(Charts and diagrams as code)
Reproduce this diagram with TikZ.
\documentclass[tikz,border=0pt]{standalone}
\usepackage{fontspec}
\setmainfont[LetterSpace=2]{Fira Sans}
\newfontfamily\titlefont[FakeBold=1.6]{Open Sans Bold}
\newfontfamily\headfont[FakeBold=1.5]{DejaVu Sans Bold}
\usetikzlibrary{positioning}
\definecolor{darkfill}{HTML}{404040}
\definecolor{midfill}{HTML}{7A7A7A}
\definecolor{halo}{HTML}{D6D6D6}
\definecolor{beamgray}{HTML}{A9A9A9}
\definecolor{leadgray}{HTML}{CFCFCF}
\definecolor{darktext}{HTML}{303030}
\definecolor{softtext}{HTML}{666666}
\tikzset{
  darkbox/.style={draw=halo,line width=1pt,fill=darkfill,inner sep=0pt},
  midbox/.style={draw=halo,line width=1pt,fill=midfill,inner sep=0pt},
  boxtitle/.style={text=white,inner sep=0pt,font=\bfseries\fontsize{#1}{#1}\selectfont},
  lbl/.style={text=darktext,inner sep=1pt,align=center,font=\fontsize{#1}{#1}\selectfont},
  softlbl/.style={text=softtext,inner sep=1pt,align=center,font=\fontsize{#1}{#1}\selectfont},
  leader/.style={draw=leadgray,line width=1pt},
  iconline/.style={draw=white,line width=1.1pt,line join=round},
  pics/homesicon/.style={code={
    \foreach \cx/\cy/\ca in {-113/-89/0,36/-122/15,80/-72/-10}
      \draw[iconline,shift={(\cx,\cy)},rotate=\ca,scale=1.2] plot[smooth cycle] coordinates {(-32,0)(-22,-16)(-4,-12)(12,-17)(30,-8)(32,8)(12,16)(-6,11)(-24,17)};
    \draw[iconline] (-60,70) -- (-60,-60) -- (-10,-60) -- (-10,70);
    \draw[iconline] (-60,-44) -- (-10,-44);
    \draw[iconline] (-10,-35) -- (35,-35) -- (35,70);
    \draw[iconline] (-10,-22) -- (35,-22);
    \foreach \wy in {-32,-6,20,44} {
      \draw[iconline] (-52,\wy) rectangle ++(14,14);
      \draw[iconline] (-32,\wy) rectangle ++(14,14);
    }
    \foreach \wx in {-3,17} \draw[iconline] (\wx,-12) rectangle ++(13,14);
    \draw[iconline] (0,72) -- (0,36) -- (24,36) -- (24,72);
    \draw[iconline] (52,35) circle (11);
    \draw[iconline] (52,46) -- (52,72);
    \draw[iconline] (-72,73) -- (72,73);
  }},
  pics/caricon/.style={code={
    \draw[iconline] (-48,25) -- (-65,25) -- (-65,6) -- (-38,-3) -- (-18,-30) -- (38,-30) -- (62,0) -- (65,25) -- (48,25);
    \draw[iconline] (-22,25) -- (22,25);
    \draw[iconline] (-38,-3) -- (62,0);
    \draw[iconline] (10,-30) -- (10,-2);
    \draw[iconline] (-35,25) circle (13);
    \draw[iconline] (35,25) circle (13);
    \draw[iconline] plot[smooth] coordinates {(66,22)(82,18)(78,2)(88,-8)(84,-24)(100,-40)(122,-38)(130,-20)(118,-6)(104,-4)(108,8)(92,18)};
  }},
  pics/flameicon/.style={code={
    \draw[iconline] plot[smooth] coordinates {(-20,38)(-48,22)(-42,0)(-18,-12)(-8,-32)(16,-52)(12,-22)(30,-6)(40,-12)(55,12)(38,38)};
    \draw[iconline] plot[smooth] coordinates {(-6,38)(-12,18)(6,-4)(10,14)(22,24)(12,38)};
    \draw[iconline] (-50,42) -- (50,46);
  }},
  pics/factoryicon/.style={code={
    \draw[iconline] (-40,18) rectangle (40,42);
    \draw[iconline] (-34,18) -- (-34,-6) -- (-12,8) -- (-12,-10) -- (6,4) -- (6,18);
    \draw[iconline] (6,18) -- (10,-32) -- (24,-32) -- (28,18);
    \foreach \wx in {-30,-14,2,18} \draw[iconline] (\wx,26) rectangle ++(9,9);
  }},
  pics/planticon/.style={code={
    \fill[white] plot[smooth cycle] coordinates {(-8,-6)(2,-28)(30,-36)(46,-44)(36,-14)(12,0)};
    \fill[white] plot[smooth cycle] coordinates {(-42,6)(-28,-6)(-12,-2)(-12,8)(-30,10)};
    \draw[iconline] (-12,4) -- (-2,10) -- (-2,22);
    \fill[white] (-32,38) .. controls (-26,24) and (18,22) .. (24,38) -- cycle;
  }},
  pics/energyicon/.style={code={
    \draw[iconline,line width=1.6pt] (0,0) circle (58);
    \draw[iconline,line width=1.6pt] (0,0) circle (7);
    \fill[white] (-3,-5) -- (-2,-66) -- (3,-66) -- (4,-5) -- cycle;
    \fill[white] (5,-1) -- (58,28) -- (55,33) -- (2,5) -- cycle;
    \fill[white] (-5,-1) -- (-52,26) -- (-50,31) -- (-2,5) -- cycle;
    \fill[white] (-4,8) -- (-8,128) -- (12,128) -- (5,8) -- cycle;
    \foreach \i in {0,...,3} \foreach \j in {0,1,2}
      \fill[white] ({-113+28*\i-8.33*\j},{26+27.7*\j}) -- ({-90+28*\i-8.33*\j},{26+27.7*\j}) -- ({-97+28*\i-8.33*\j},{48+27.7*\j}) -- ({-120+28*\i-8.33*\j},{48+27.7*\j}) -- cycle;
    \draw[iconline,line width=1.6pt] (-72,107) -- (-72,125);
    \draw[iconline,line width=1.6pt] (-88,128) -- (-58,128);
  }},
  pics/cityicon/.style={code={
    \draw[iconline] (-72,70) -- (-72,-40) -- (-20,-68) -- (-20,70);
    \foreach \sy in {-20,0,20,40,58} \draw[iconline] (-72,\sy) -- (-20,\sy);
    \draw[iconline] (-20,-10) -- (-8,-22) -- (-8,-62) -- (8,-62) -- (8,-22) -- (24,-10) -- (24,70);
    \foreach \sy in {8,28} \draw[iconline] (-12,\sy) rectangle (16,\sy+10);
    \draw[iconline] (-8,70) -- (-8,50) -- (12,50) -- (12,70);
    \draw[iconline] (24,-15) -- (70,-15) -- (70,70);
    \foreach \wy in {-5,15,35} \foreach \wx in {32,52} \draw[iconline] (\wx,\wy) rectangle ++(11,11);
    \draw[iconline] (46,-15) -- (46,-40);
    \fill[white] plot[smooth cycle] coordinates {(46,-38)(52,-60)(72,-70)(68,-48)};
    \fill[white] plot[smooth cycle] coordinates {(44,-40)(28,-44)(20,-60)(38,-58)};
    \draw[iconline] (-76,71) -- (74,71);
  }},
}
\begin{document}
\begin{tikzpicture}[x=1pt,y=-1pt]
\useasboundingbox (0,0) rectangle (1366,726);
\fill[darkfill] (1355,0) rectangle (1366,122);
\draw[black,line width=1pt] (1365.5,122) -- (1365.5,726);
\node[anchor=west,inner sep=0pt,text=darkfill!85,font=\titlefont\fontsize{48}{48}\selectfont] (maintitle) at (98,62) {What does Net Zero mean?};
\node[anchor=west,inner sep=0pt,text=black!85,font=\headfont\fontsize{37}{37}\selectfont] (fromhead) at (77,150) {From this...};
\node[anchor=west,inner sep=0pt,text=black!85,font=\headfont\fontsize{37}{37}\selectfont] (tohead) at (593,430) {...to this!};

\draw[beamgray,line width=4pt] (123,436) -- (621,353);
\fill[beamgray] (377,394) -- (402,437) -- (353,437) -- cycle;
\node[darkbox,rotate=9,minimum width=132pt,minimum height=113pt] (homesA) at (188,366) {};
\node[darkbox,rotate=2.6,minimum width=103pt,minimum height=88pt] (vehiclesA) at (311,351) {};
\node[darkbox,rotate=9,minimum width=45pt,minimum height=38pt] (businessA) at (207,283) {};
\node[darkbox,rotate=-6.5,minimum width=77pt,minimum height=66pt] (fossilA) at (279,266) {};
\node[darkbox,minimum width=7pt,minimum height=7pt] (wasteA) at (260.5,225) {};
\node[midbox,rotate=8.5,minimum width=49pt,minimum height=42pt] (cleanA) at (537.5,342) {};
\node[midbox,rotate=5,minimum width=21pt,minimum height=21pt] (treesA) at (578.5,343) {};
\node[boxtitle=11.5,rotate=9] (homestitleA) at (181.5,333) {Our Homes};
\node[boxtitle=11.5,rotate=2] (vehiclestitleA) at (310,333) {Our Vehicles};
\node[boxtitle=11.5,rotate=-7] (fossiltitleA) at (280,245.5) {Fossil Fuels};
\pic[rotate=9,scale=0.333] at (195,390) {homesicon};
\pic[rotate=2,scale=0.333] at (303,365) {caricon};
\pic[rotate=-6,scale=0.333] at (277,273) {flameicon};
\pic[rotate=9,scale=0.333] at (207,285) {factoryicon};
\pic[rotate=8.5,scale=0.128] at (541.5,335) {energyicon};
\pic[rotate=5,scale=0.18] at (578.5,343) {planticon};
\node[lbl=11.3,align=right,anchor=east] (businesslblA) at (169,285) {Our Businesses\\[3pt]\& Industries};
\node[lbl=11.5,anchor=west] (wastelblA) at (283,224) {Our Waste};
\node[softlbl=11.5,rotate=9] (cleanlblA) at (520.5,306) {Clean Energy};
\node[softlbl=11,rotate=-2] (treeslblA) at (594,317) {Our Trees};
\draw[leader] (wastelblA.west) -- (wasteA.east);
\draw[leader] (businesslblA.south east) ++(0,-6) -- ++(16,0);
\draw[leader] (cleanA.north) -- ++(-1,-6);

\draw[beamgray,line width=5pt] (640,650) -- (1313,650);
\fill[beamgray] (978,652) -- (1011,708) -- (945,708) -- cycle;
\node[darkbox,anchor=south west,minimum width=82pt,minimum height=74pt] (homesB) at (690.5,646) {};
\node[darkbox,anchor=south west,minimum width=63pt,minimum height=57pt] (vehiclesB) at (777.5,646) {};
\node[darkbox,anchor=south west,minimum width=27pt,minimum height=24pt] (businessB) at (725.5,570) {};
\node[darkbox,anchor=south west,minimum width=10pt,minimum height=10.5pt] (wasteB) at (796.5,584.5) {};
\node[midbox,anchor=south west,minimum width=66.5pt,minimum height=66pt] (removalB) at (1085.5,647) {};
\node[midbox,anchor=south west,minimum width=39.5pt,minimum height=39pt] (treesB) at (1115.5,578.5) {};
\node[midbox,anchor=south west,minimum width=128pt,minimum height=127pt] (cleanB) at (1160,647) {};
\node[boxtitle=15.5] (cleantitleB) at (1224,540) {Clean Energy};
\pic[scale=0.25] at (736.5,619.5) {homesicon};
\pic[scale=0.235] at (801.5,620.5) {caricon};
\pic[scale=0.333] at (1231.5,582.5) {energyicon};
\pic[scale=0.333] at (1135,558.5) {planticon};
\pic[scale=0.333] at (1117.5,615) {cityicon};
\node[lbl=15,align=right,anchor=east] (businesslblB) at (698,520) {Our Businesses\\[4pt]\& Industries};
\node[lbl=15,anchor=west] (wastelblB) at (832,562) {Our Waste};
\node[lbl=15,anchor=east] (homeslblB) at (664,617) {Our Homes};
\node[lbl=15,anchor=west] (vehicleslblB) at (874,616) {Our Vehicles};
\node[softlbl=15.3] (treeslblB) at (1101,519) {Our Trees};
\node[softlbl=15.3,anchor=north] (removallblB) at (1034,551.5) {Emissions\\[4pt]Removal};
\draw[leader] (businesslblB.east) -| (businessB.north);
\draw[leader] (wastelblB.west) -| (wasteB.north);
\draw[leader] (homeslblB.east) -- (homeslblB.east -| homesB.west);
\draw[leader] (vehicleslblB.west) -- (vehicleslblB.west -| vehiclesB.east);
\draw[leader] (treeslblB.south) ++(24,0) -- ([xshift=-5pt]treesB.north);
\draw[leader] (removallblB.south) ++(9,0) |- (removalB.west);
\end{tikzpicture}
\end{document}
--
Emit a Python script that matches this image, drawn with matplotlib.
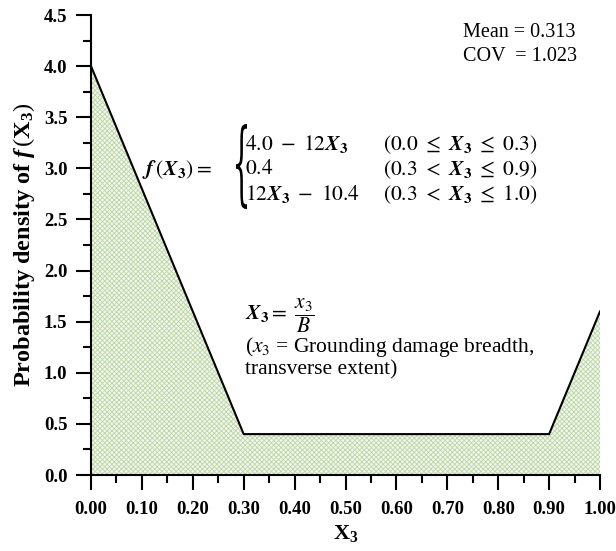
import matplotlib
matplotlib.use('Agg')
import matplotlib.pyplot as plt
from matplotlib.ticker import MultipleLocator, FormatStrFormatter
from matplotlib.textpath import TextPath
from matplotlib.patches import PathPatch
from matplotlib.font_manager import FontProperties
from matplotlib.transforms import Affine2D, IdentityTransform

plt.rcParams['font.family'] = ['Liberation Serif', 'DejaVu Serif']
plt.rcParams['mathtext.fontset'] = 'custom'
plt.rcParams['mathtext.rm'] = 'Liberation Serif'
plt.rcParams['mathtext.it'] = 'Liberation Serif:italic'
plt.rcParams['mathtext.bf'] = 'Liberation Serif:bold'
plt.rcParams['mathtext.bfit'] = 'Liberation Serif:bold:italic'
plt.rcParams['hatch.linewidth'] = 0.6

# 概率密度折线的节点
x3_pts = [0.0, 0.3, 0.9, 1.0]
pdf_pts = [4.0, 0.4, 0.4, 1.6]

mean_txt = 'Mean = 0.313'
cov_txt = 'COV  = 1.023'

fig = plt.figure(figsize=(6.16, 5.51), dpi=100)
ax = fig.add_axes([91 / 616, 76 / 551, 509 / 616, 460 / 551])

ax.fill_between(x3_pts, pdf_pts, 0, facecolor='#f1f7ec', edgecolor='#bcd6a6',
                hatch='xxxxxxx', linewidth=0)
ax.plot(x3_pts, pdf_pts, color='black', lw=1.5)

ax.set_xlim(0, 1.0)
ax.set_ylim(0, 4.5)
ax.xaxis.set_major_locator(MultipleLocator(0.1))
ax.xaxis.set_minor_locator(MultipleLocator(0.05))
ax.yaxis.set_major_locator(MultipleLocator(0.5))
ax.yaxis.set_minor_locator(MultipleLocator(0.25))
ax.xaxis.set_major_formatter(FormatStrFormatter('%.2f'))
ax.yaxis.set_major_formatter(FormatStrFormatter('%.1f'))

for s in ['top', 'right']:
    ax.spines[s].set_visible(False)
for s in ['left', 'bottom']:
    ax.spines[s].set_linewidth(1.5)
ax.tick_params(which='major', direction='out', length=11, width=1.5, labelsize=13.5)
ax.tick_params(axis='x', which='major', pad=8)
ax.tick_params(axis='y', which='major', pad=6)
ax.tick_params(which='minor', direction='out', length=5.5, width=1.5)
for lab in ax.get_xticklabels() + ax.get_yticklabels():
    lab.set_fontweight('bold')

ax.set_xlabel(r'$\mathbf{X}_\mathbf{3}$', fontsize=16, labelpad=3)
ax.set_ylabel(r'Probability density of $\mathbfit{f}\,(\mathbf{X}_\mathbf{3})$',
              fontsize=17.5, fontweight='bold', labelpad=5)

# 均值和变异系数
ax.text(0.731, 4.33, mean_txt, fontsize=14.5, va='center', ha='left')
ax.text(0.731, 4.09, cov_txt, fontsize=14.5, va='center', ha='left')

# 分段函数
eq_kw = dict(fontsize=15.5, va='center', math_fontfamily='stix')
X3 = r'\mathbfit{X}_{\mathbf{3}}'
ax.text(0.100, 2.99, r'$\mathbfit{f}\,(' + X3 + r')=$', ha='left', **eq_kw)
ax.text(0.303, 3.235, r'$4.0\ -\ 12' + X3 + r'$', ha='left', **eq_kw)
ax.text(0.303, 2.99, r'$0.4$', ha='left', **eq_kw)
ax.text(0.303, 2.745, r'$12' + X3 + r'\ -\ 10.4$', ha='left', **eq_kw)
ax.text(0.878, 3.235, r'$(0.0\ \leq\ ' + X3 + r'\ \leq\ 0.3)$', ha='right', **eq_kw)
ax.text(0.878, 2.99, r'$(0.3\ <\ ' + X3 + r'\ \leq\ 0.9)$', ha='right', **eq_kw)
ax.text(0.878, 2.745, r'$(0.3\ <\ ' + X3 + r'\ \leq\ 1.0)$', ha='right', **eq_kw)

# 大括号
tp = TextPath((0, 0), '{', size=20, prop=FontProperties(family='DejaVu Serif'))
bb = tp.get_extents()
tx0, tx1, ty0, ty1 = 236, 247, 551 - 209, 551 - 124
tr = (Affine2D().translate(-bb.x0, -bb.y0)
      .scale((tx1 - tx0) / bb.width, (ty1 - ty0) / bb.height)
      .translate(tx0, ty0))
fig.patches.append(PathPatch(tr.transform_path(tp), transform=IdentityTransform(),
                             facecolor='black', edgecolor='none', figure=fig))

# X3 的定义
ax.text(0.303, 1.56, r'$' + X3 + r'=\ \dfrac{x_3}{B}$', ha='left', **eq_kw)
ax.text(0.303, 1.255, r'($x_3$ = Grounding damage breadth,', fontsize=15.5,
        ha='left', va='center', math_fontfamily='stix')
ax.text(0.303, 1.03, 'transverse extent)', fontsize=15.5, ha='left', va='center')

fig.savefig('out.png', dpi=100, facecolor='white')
* * *
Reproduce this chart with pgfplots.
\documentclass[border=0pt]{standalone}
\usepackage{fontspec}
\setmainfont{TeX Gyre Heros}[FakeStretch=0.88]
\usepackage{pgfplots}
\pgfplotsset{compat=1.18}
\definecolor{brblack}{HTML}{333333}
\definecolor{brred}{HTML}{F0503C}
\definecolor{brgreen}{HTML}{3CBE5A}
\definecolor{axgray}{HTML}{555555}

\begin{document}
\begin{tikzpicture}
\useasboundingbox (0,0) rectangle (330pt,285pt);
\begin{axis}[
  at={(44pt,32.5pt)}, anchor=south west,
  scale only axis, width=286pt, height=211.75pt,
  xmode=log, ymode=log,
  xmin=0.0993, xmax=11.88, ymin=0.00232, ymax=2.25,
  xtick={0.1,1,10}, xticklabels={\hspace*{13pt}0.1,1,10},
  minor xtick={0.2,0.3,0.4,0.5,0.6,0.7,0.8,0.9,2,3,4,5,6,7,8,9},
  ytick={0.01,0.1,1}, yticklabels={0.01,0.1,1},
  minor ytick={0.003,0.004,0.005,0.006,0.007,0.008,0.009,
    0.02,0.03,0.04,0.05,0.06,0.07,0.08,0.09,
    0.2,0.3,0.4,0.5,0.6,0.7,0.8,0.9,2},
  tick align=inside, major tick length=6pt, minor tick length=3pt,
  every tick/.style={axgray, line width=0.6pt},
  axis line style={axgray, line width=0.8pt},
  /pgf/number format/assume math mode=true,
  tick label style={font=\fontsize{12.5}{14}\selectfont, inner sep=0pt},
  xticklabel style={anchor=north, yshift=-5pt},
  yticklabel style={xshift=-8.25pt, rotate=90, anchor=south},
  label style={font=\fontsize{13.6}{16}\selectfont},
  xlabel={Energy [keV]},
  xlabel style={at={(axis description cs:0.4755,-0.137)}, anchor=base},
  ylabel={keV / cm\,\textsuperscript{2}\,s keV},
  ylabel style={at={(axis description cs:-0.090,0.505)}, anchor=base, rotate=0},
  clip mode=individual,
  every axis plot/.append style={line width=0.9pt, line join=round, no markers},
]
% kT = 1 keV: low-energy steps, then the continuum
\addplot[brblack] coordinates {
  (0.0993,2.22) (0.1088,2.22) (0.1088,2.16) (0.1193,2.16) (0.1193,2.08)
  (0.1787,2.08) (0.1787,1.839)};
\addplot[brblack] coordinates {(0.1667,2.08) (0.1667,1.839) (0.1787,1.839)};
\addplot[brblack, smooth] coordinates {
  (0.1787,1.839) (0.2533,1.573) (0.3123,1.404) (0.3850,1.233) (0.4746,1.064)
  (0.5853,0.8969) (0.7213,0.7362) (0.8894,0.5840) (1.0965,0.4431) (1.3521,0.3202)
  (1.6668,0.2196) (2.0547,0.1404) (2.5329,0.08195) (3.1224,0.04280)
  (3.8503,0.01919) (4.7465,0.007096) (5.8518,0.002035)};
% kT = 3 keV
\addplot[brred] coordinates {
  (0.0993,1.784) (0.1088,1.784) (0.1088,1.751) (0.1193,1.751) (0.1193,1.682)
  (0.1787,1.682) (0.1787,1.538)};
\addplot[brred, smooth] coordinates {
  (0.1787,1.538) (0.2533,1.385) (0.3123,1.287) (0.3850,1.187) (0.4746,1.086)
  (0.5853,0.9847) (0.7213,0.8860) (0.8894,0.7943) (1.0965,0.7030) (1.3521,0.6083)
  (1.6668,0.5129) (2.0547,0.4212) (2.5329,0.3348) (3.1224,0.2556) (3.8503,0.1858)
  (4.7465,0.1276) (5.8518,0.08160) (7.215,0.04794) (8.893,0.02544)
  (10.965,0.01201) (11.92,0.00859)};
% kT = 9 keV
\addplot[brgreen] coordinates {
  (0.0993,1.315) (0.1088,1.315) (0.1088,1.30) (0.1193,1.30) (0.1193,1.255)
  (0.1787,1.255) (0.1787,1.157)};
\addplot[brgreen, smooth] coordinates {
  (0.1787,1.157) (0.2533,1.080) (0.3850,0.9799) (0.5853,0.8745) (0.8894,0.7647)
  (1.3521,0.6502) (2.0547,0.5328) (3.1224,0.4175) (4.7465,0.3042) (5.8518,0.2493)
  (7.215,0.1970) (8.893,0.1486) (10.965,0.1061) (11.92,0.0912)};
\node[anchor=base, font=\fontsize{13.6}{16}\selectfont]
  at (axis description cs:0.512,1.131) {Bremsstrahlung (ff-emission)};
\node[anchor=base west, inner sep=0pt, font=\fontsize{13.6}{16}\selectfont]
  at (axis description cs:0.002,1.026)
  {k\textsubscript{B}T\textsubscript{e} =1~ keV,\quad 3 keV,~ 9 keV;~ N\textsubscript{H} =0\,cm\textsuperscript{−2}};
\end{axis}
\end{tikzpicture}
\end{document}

## WRITTEN PROBLEM
Return exactly the lines from the one with "Emit a Python" to the one with "ax.plot(x3_pts, pdf_pts, color='black', lw=1.5)", inclusive, and nothing else; skip the pictures.

## FINAL RESULT
Emit a Python script that matches this image, drawn with matplotlib.
import matplotlib
matplotlib.use('Agg')
import matplotlib.pyplot as plt
from matplotlib.ticker import MultipleLocator, FormatStrFormatter
from matplotlib.textpath import TextPath
from matplotlib.patches import PathPatch
from matplotlib.font_manager import FontProperties
from matplotlib.transforms import Affine2D, IdentityTransform

plt.rcParams['font.family'] = ['Liberation Serif', 'DejaVu Serif']
plt.rcParams['mathtext.fontset'] = 'custom'
plt.rcParams['mathtext.rm'] = 'Liberation Serif'
plt.rcParams['mathtext.it'] = 'Liberation Serif:italic'
plt.rcParams['mathtext.bf'] = 'Liberation Serif:bold'
plt.rcParams['mathtext.bfit'] = 'Liberation Serif:bold:italic'
plt.rcParams['hatch.linewidth'] = 0.6

# 概率密度折线的节点
x3_pts = [0.0, 0.3, 0.9, 1.0]
pdf_pts = [4.0, 0.4, 0.4, 1.6]

mean_txt = 'Mean = 0.313'
cov_txt = 'COV  = 1.023'

fig = plt.figure(figsize=(6.16, 5.51), dpi=100)
ax = fig.add_axes([91 / 616, 76 / 551, 509 / 616, 460 / 551])

ax.fill_between(x3_pts, pdf_pts, 0, facecolor='#f1f7ec', edgecolor='#bcd6a6',
                hatch='xxxxxxx', linewidth=0)
ax.plot(x3_pts, pdf_pts, color='black', lw=1.5)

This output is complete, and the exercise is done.